What Makes Him Pure Evil?[]
- Although he claims that rabbits being given a two-cent bounty due to their perceived innocence was a form of discrimination, he is not an extremist as he was the only rabbit legitimately offended by it.
- At the end of the film, he selfishly celebrates when individually getting a $1,000,000 bounty, proving that he never cared about other rabbits in any way.
- After arguing with a game commissioner, he assaulted him by hitting with a ballpoint pen before proclaiming his intention to go on a massive crime spree to prove that rabbits can be just as "obnoxious" as anyone else.
- To start off his crime spree, he assaulted a security guard with a baseball bat before vandalizing a private bench.
- He vandalized or destroyed several national monuments and places during his spree:
- He covered the Washington Monument in stripes and wrote "BUGS BUNNY WUZ HERE" on the side.
- He rewired the lights in Times Square to say "BUGS BUNNY WUZ HERE".
- He shut off the water in Niagara Falls.
- He sold Manhattan Island back to the Native Americans.
- While giving land back to the Native Americans would sound like a good deed to many, Bugs admitted to the audience that they actually wouldn't take Manhattan until he threw in a set of dishes, so he didn't do it for their sake.
- He swiped the locks off the Panama Canal.
- He filled the Grand Canyon with sand.
- Using a hand saw, he detached the entire state of Florida from the United States, causing it to drift away in the ocean and thus endangering its population.
- After doing this, he tells South America to "take it away", implying that the state would eventually crash into the aforementioned continent.
- To close off his foray in crime, he tied up railroad tracks into a knot, derailing the trains on them in the process.
- One of the trains derailed was a passenger train, heavily insinuating that lives were lost or threatened by the act.

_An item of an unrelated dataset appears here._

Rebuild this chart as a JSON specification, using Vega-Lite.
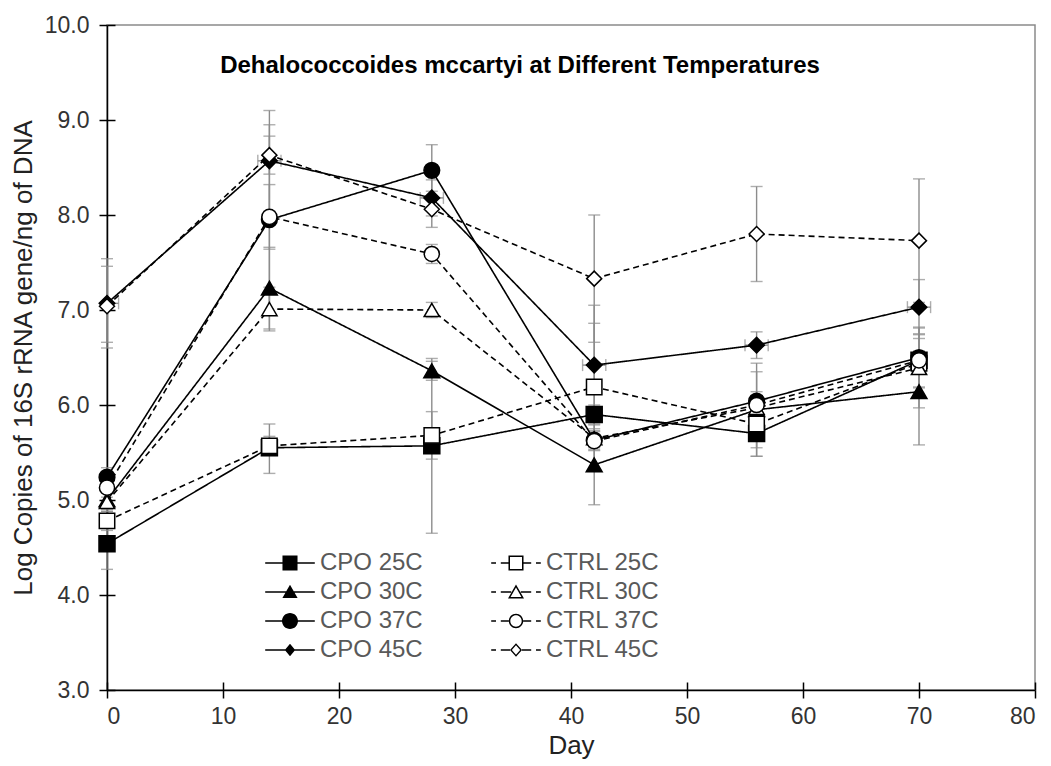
{
  "$schema": "https://vega.github.io/schema/vega-lite/v6.json",
  "width": 928,
  "height": 665,
  "autosize": {"type": "none"},
  "padding": {"left": 107, "top": 25, "right": 16, "bottom": 76},
  "background": "white",
  "config": {
    "view": {"stroke": "#8a8a8a", "strokeWidth": 1.5},
    "font": "Liberation Sans",
    "axis": {
      "labelFont": "Liberation Sans", "labelFontSize": 23, "labelColor": "#333333",
      "titleFont": "Liberation Sans", "titleFontSize": 26, "titleFontWeight": "normal", "titleColor": "#222222",
      "domainColor": "black", "domainWidth": 1.5, "tickColor": "black", "tickWidth": 1.5, "grid": false
    }
  },
  "title": {
    "text": "Dehalococcoides mccartyi at Different Temperatures",
    "font": "Liberation Sans", "fontSize": 24, "fontWeight": "bold", "color": "black",
    "anchor": "middle", "dx": -51, "dy": 68
  },
  "data": {"values": [
    {"series": "CPO 25C", "group": "CPO", "day": 0, "value": 4.54, "lo": 4.27, "hi": 4.81},
    {"series": "CPO 25C", "group": "CPO", "day": 14, "value": 5.55, "lo": 5.28, "hi": 5.80},
    {"series": "CPO 25C", "group": "CPO", "day": 28, "value": 5.57, "lo": 4.65, "hi": 6.49},
    {"series": "CPO 25C", "group": "CPO", "day": 42, "value": 5.90, "lo": 5.80, "hi": 6.00},
    {"series": "CPO 25C", "group": "CPO", "day": 56, "value": 5.70, "lo": 5.46, "hi": 5.94},
    {"series": "CPO 25C", "group": "CPO", "day": 70, "value": 6.47, "lo": 6.37, "hi": 6.57},
    {"series": "CPO 30C", "group": "CPO", "day": 0, "value": 5.00, "lo": 4.90, "hi": 5.10},
    {"series": "CPO 30C", "group": "CPO", "day": 14, "value": 7.23, "lo": 6.80, "hi": 7.66},
    {"series": "CPO 30C", "group": "CPO", "day": 28, "value": 6.36, "lo": 6.26, "hi": 6.46},
    {"series": "CPO 30C", "group": "CPO", "day": 42, "value": 5.37, "lo": 4.95, "hi": 5.79},
    {"series": "CPO 30C", "group": "CPO", "day": 56, "value": 5.95, "lo": 5.55, "hi": 6.35},
    {"series": "CPO 30C", "group": "CPO", "day": 70, "value": 6.14, "lo": 5.58, "hi": 6.70},
    {"series": "CPO 37C", "group": "CPO", "day": 0, "value": 5.24, "lo": 5.14, "hi": 5.34},
    {"series": "CPO 37C", "group": "CPO", "day": 14, "value": 7.95, "lo": 6.95, "hi": 8.95},
    {"series": "CPO 37C", "group": "CPO", "day": 28, "value": 8.47, "lo": 8.20, "hi": 8.74},
    {"series": "CPO 37C", "group": "CPO", "day": 42, "value": 5.63, "lo": 5.53, "hi": 5.73},
    {"series": "CPO 37C", "group": "CPO", "day": 56, "value": 6.04, "lo": 5.64, "hi": 6.44},
    {"series": "CPO 37C", "group": "CPO", "day": 70, "value": 6.50, "lo": 6.18, "hi": 6.82},
    {"series": "CPO 45C", "group": "CPO", "day": 0, "value": 7.07, "lo": 6.60, "hi": 7.54, "xlo": -1, "xhi": 1},
    {"series": "CPO 45C", "group": "CPO", "day": 14, "value": 8.57, "lo": 8.04, "hi": 9.10, "xlo": 13, "xhi": 15},
    {"series": "CPO 45C", "group": "CPO", "day": 28, "value": 8.18, "lo": 7.99, "hi": 8.37, "xlo": 27, "xhi": 29},
    {"series": "CPO 45C", "group": "CPO", "day": 42, "value": 6.42, "lo": 5.98, "hi": 6.86, "xlo": 41, "xhi": 43},
    {"series": "CPO 45C", "group": "CPO", "day": 56, "value": 6.63, "lo": 6.49, "hi": 6.77, "xlo": 55, "xhi": 57},
    {"series": "CPO 45C", "group": "CPO", "day": 70, "value": 7.03, "lo": 6.74, "hi": 7.32, "xlo": 69, "xhi": 71},
    {"series": "CTRL 25C", "group": "CTRL", "day": 0, "value": 4.78, "lo": 4.68, "hi": 4.88},
    {"series": "CTRL 25C", "group": "CTRL", "day": 14, "value": 5.57, "lo": 5.47, "hi": 5.67},
    {"series": "CTRL 25C", "group": "CTRL", "day": 28, "value": 5.68, "lo": 5.43, "hi": 5.93},
    {"series": "CTRL 25C", "group": "CTRL", "day": 42, "value": 6.19, "lo": 5.33, "hi": 7.05},
    {"series": "CTRL 25C", "group": "CTRL", "day": 56, "value": 5.80, "lo": 5.46, "hi": 6.14},
    {"series": "CTRL 25C", "group": "CTRL", "day": 70, "value": 6.44, "lo": 6.34, "hi": 6.54},
    {"series": "CTRL 30C", "group": "CTRL", "day": 0, "value": 4.98, "lo": 4.88, "hi": 5.08},
    {"series": "CTRL 30C", "group": "CTRL", "day": 14, "value": 7.01, "lo": 6.78, "hi": 7.24},
    {"series": "CTRL 30C", "group": "CTRL", "day": 28, "value": 7.00, "lo": 6.92, "hi": 7.08},
    {"series": "CTRL 30C", "group": "CTRL", "day": 42, "value": 5.65, "lo": 5.55, "hi": 5.75},
    {"series": "CTRL 30C", "group": "CTRL", "day": 56, "value": 5.97, "lo": 5.87, "hi": 6.07},
    {"series": "CTRL 30C", "group": "CTRL", "day": 70, "value": 6.39, "lo": 5.97, "hi": 6.81},
    {"series": "CTRL 37C", "group": "CTRL", "day": 0, "value": 5.13, "lo": 5.03, "hi": 5.23},
    {"series": "CTRL 37C", "group": "CTRL", "day": 14, "value": 7.98, "lo": 7.64, "hi": 8.32},
    {"series": "CTRL 37C", "group": "CTRL", "day": 28, "value": 7.59, "lo": 7.49, "hi": 7.69},
    {"series": "CTRL 37C", "group": "CTRL", "day": 42, "value": 5.62, "lo": 5.52, "hi": 5.72},
    {"series": "CTRL 37C", "group": "CTRL", "day": 56, "value": 6.00, "lo": 5.90, "hi": 6.10},
    {"series": "CTRL 37C", "group": "CTRL", "day": 70, "value": 6.47, "lo": 6.19, "hi": 6.75},
    {"series": "CTRL 45C", "group": "CTRL", "day": 0, "value": 7.04, "lo": 6.66, "hi": 7.46},
    {"series": "CTRL 45C", "group": "CTRL", "day": 14, "value": 8.63, "lo": 8.43, "hi": 8.83},
    {"series": "CTRL 45C", "group": "CTRL", "day": 28, "value": 8.06, "lo": 7.87, "hi": 8.25},
    {"series": "CTRL 45C", "group": "CTRL", "day": 42, "value": 7.33, "lo": 6.66, "hi": 8.00},
    {"series": "CTRL 45C", "group": "CTRL", "day": 56, "value": 7.80, "lo": 7.30, "hi": 8.30},
    {"series": "CTRL 45C", "group": "CTRL", "day": 70, "value": 7.73, "lo": 7.08, "hi": 8.38}
  ]},
  "resolve": {
    "axis": {"x": "independent", "y": "independent"},
    "scale": {"shape": "independent", "fill": "independent", "size": "independent"}
  },
  "layer": [
    {
      "mark": {"type": "errorbar", "ticks": {"size": 12, "color": "#8c8c8c", "thickness": 1.4}, "rule": {"color": "#8c8c8c", "strokeWidth": 1.4}},
      "encoding": {
        "x": {"field": "day", "type": "quantitative", "scale": {"domain": [0, 80], "nice": false},
              "axis": {"values": [0, 10, 20, 30, 40, 50, 60, 70, 80], "title": "Day", "tickSize": 8, "labelPadding": 7, "titlePadding": 4}},
        "y": {"field": "lo", "type": "quantitative", "scale": {"domain": [3, 10], "nice": false, "zero": false},
              "axis": {"values": [3, 4, 5, 6, 7, 8, 9, 10], "format": ".1f", "title": "Log Copies of 16S rRNA gene/ng of DNA", "tickSize": 8, "labelPadding": 10, "titlePadding": 8}},
        "y2": {"field": "hi"}
      }
    },
    {
      "transform": [{"filter": "datum.series === 'CPO 45C'"}],
      "mark": {"type": "errorbar", "clip": true, "ticks": {"size": 12, "color": "#8c8c8c", "thickness": 1.4}, "rule": {"color": "#8c8c8c", "strokeWidth": 1.4}},
      "encoding": {
        "x": {"field": "xlo", "type": "quantitative", "axis": null},
        "x2": {"field": "xhi"},
        "y": {"field": "value", "type": "quantitative", "axis": null}
      }
    },
    {
      "mark": {"type": "line", "color": "black", "strokeWidth": 1.6},
      "encoding": {
        "x": {"field": "day", "type": "quantitative", "axis": null},
        "y": {"field": "value", "type": "quantitative", "axis": null},
        "detail": {"field": "series", "type": "nominal"},
        "strokeDash": {"field": "group", "type": "nominal", "scale": {"domain": ["CPO", "CTRL"], "range": [[1, 0], [6, 4]]}, "legend": null}
      }
    },
    {
      "mark": {"type": "point", "stroke": "black", "strokeWidth": 1.5, "opacity": 1},
      "encoding": {
        "x": {"field": "day", "type": "quantitative",
              "axis": {"values": [0, 10, 20, 30, 40, 50, 60, 70, 80], "tickSize": -8, "labels": false, "domain": false, "title": null, "orient": "bottom"}},
        "y": {"field": "value", "type": "quantitative",
              "axis": {"values": [3, 4, 5, 6, 7, 8, 9, 10], "tickSize": -8, "labels": false, "domain": false, "title": null, "orient": "left"}},
        "shape": {"field": "series", "type": "nominal", "legend": null,
                  "scale": {"domain": ["CPO 25C", "CPO 30C", "CPO 37C", "CPO 45C", "CTRL 25C", "CTRL 30C", "CTRL 37C", "CTRL 45C"],
                            "range": ["square", "triangle-up", "circle", "diamond", "square", "triangle-up", "circle", "diamond"]}},
        "fill": {"field": "series", "type": "nominal", "legend": null,
                 "scale": {"domain": ["CPO 25C", "CPO 30C", "CPO 37C", "CPO 45C", "CTRL 25C", "CTRL 30C", "CTRL 37C", "CTRL 45C"],
                           "range": ["black", "black", "black", "black", "white", "white", "white", "white"]}},
        "size": {"field": "series", "type": "nominal", "legend": null,
                 "scale": {"domain": ["CPO 25C", "CPO 30C", "CPO 37C", "CPO 45C", "CTRL 25C", "CTRL 30C", "CTRL 37C", "CTRL 45C"],
                           "range": [256, 225, 256, 144, 196, 196, 196, 169]}}
      }
    },
    {
      "transform": [{"filter": "false"}],
      "mark": {"type": "point", "opacity": 1, "stroke": "transparent", "strokeWidth": 0},
      "encoding": {
        "x": {"field": "day", "type": "quantitative", "axis": null},
        "y": {"field": "value", "type": "quantitative", "axis": null},
        "shape": {"field": "series", "type": "nominal",
                  "scale": {"domain": ["CPO 25C", "CPO 30C", "CPO 37C", "CPO 45C", "CTRL 25C", "CTRL 30C", "CTRL 37C", "CTRL 45C"],
                            "range": [
                              "M-3.1 -0.1H3.1V0.1H-3.1Z M-0.94 -0.94H0.94V0.94H-0.94Z",
                              "M-3.1 -0.1H3.1V0.1H-3.1Z M0 -0.9L0.95 0.75H-0.95Z",
                              "M-3.1 -0.1H3.1V0.1H-3.1Z M-1 0A1 1 0 1 1 1 0A1 1 0 1 1 -1 0Z",
                              "M-3.1 -0.1H3.1V0.1H-3.1Z M0 -0.78L0.65 0L0 0.78L-0.65 0Z",
                              "M-3.1 -0.1H-2.5V0.1H-3.1Z M-1.9 -0.1H-0.94V0.1H-1.9Z M0.94 -0.1H1.9V0.1H0.94Z M2.5 -0.1H3.1V0.1H2.5Z M-0.94 -0.94H0.94V0.94H-0.94Z M-0.75 -0.75V0.75H0.75V-0.75Z",
                              "M-3.1 -0.1H-2.5V0.1H-3.1Z M-1.9 -0.1H-0.6V0.1H-1.9Z M0.6 -0.1H1.9V0.1H0.6Z M2.5 -0.1H3.1V0.1H2.5Z M0 -0.95L1 0.8H-1Z M0 -0.56L-0.68 0.61H0.68Z",
                              "M-3.1 -0.1H-2.5V0.1H-3.1Z M-1.9 -0.1H-0.9V0.1H-1.9Z M0.9 -0.1H1.9V0.1H0.9Z M2.5 -0.1H3.1V0.1H2.5Z M-0.9 0A0.9 0.9 0 1 1 0.9 0A0.9 0.9 0 1 1 -0.9 0Z M-0.71 0A0.71 0.71 0 1 0 0.71 0A0.71 0.71 0 1 0 -0.71 0Z",
                              "M-3.1 -0.1H-2.5V0.1H-3.1Z M-1.9 -0.1H-0.75V0.1H-1.9Z M0.75 -0.1H1.9V0.1H0.75Z M2.5 -0.1H3.1V0.1H2.5Z M0 -0.85L0.75 0L0 0.85L-0.75 0Z M0 -0.6L-0.52 0L0 0.6L0.52 0Z"
                            ]},
                  "legend": {
                    "title": null, "orient": "none", "legendX": 171, "legendY": 526, "columns": 2,
                    "columnPadding": 68, "rowPadding": 5, "padding": 0, "symbolSize": 256, "labelOffset": 18,
                    "labelFont": "Liberation Sans", "labelFontSize": 24, "labelColor": "#595959",
                    "symbolStrokeWidth": 0
                  }},
        "fill": {"field": "series", "type": "nominal",
                 "scale": {"domain": ["CPO 25C", "CPO 30C", "CPO 37C", "CPO 45C", "CTRL 25C", "CTRL 30C", "CTRL 37C", "CTRL 45C"],
                           "range": ["black", "black", "black", "black", "black", "black", "black", "black"]},
                 "legend": {
                    "title": null, "orient": "none", "legendX": 171, "legendY": 526, "columns": 2,
                    "columnPadding": 68, "rowPadding": 5, "padding": 0, "symbolSize": 256, "labelOffset": 18,
                    "labelFont": "Liberation Sans", "labelFontSize": 24, "labelColor": "#595959",
                    "symbolStrokeWidth": 0
                 }}
      }
    }
  ]
}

- When an outraged congressman demands to see him punished, Bugs sadistically mocked him by claiming he was "too fast" for him to stop.
- After seeing his $1,000,000 bounty, Bugs proudly boasts that he is the "King of the Beasts" before subsequently causing a war to start, leading to him being arrested and taken to Alcatraz Island for his crimes.
- Although he claims and admits that he likely "went too far" with what he wanted and how it carried it at the end of the short, this isn't indicative of genuine remorse as he was only a little upset over being punished and not the damage he caused (and handling this result rather too nonchalantly), and the way he casually accepts this fate with being imprisoned, means he couldn't care less of the crimes he had committed throughout.
- While his fate of being put in Alcatraz is horrible, it is not played for sympathy in the slightest and it is well deserved.
- While Looney Tunes is rather very comedic (with too many villains/antagonists such as Elmer Fudd, Dan Backslide, Wile E. Coyote, Yosemite Sam, even those who had passed the baseline such as Daffy, Sylvester, Marvin, Mr. Chairman and even The Invader, from multiple different continuities from the franchise that are usually shown to be either far too humorous, bumbling and/or full of redeeming qualities too detracting and inconsistent for this wiki let alone Near Pure Evil), none of the jokes Bugs provides in-universally detract from the fact Bugs' actions here are still exceptionally played with gravitas, with the congressman being repulsed by his horrendous deeds and sending the entire U.S. military to detain him.
Trivia[]
- Bugs Bunny from Rebel Rabbit is (so far) the only Looney Tunes villain to be Pure Evil, unless Judge Doom counts as another since Who Framed Roger Rabbit? features some Looney Tunes characters.